The cast are his partners in crime. They’re uniformly fantastic, and none of them is acting in a different movie than the rest, which is a feat in a piece that’s so delicately balanced. Chloë Sevigny, Tom Bennett, Stephen Fry, Xavier Samuel, Jemma Redgrave: subtle and mordacious.
And then there’s the star of the show, “Lady Susan” herself: Kate Beckinsale.
INTERLUDE: CELEBRATING KATE BECKINSALE
WHITMAN MAKES BECKINSALE LOOK TERRIFIC. BY WHICH I MEAN AS BEAUTIFUL AS SHE IS IN REAL LIFE.
Let it be stated now and forever that Kate Beckinsale is a marvel. And I sincerely doubt there will ever be a role better suited than “Lady Susan” to her spectacular intelligence, her powers of vocal control, her mastery of tonal humor, the wry magic with which she makes irony do her bidding.
Even on a modest indie budget, Whitman makes Beckinsale look terrific (by which I mean as beautiful as she is in real life) while giving her the mandate to go mean. But mean at the highest level of skillfulness. In other words: the way Jane Austen wrote it.

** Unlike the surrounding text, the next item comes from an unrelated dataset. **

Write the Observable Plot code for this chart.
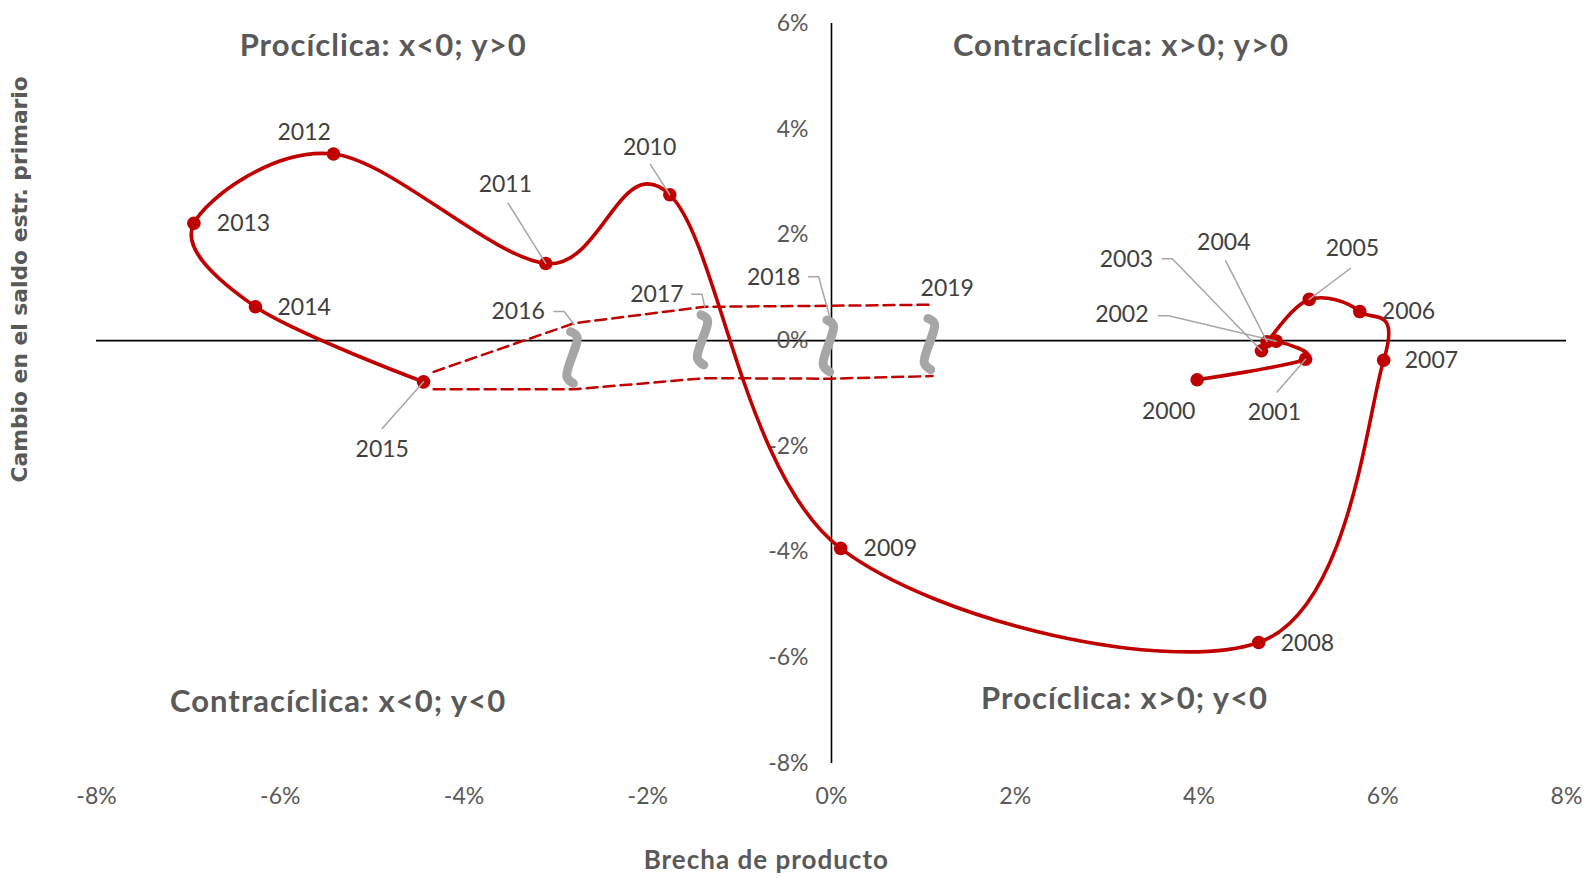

This is a horse of a different color from the run of sappy, schmaltzy, weak-tea Austen adaptations we’re used to, different even from the adaptations that flirt with genius in other ways than being faithful to Austen’s tone. (I’m thinking of director Joe Wright’s cinematically poetic P&P.)

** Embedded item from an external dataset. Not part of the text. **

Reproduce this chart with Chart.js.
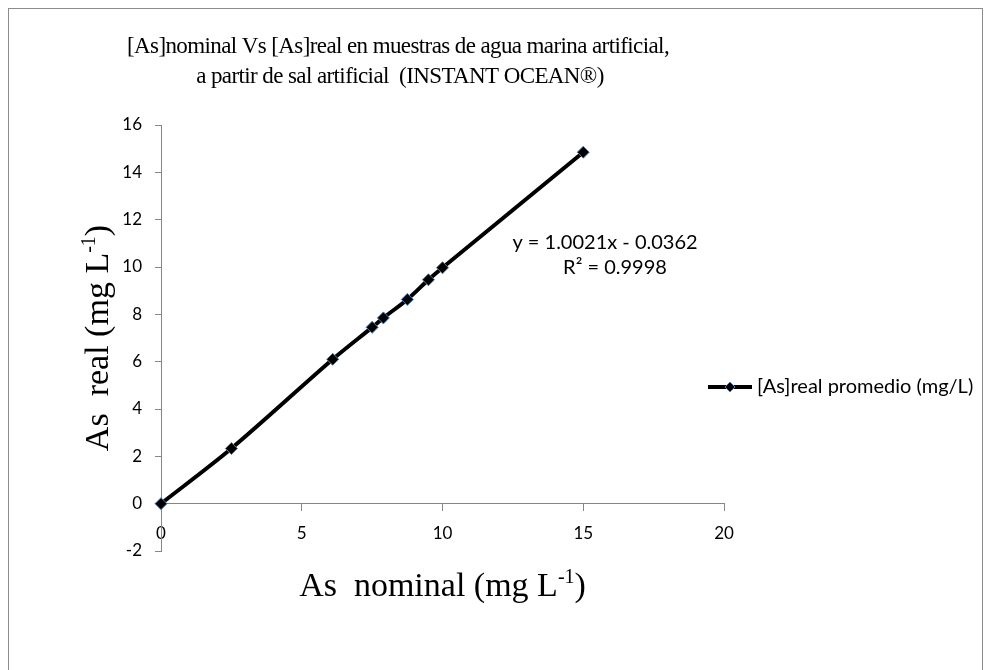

LIKE SHARP & BITING? THIS IS YOUR MOVIE.
YOU CAN DO VIOLENCE WITH A TURN OF PHRASE AS WELL AS WITH A BAZOOKA.
So if you want a period piece that can slice characters into pieces with words alone, that doesn’t think a leading lady has to be likable to be a goddess or that the characters have to change or grow or learn something in the end to make their story worth telling, if you’re good with trading a lack of redeeming characteristics for wildly amusing personalities … then this is your movie. If you hate gooey, this is your movie. If you like sharp, smart, and biting, this is your movie.
You can do violence with a turn of phrase as well as with a bazooka. Austen/Whitman/Beckinsale prove the point in Love and Friendship. It’s the driest kind of comedy, which is another way of saying that it’s funny not because an ad on Hulu told you so, but because it makes your insides bubble. Go watch it.